It's late afternoon, and it's time to gather the children and go. We're helping prepare and serve a meal at church. But I have to admit, in the deep part of my heart, I don't feel like serving tonight. I'm tired. The boys have given me a run today. The temperature is still painfully cold, and a night at home would be the sweetest sort of thing.
But we gather and go.
To me, right now, it feels like commitment. The simple right of doing what we said.
As we drive to church, I think about the million things I have to do at home. The house looks like a war zone. The cupboards are bare. Laundry is piled high. It would take my crew a full night, at least, to get to a manageable place. To a place where organization resides.
But we go. And I consider the things I can press into a sliver of evening when we get home.

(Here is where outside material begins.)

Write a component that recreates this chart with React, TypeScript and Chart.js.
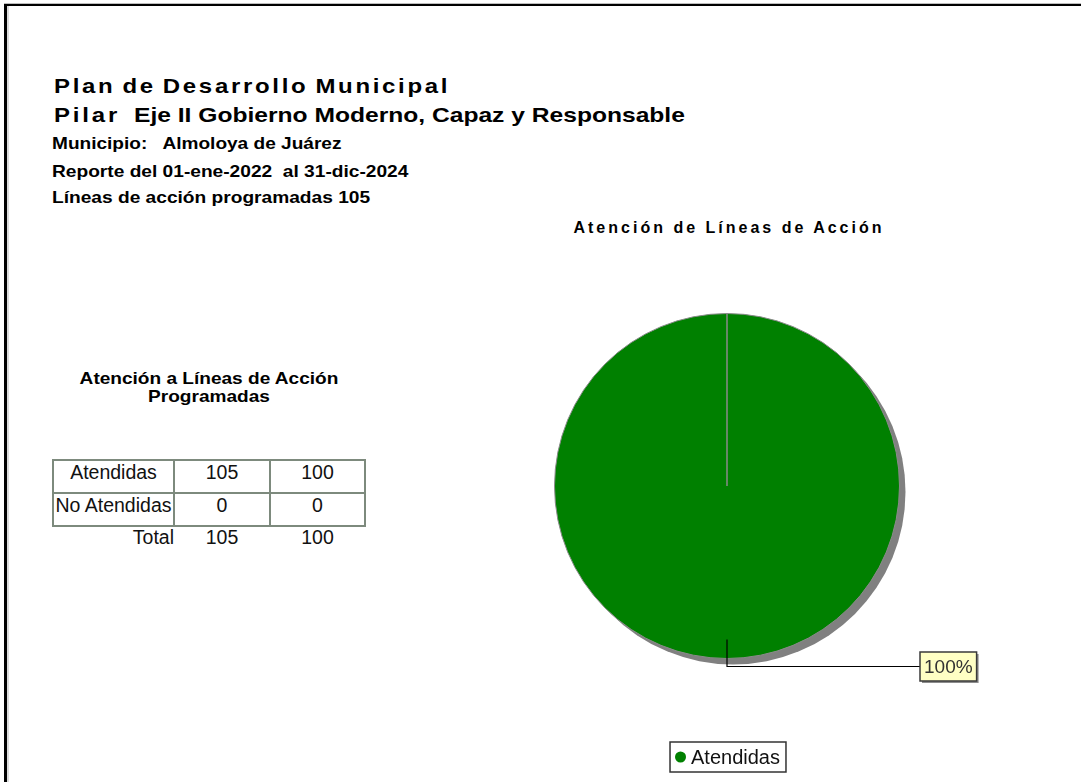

When we get to church, I find that our friends have already arrived. Sweet scents waft from the kitchen. From the hall, we can hear chatter and the bang-clang of activity. The boys and I hang out coats on pegs and go around the corner.
And what I see there blesses my soul.
My friend's small daughter is wobbling through the dining area with a tray of salt and pepper shakers. She puts the tray down. Stretches far to place two shakers in the center of a table. Stands back to consider. Then moves right on. Zay thinks this looks like fun and he shoots away from my side and is soon at hers.
There's a row of children at the counter, perched on stools. They're tearing lettuce. Chopping carrots. Slicing cucumbers. There's chatter and laughter and togetherness. Gabe and Sam find kitchen stools of their own. They wash fast and pitch right in.
A friend, standing at the stove, waves and smiles. Her father has come to help. His wife, her mother, is two years in heaven and the sight of these two together tugs tenderness in my soul.
Another friend is reading a recipe and her daughter stands ready with a scoop of flour.
And I pull my apron from my bag, loop it over my head, and suddenly all I want to do is join in. I want to slide into the scene and find a place. I want to gather and give. I want to be a part of something, even just a dinner, that's not about me.
There's something about serving. Maybe it's the togetherness. The sweet form of connection that working side-by-side brings. Maybe it's a willingness to move myself from a place of priority to a place in the heart where others come first. Maybe it's that the Lord created us to love Him and love others and when we serve we hit both just right.
I don't know.
But I'm grateful to be free of my own agenda. I'm thankful for this opportunity.
This serving place, right here, is where I want to be.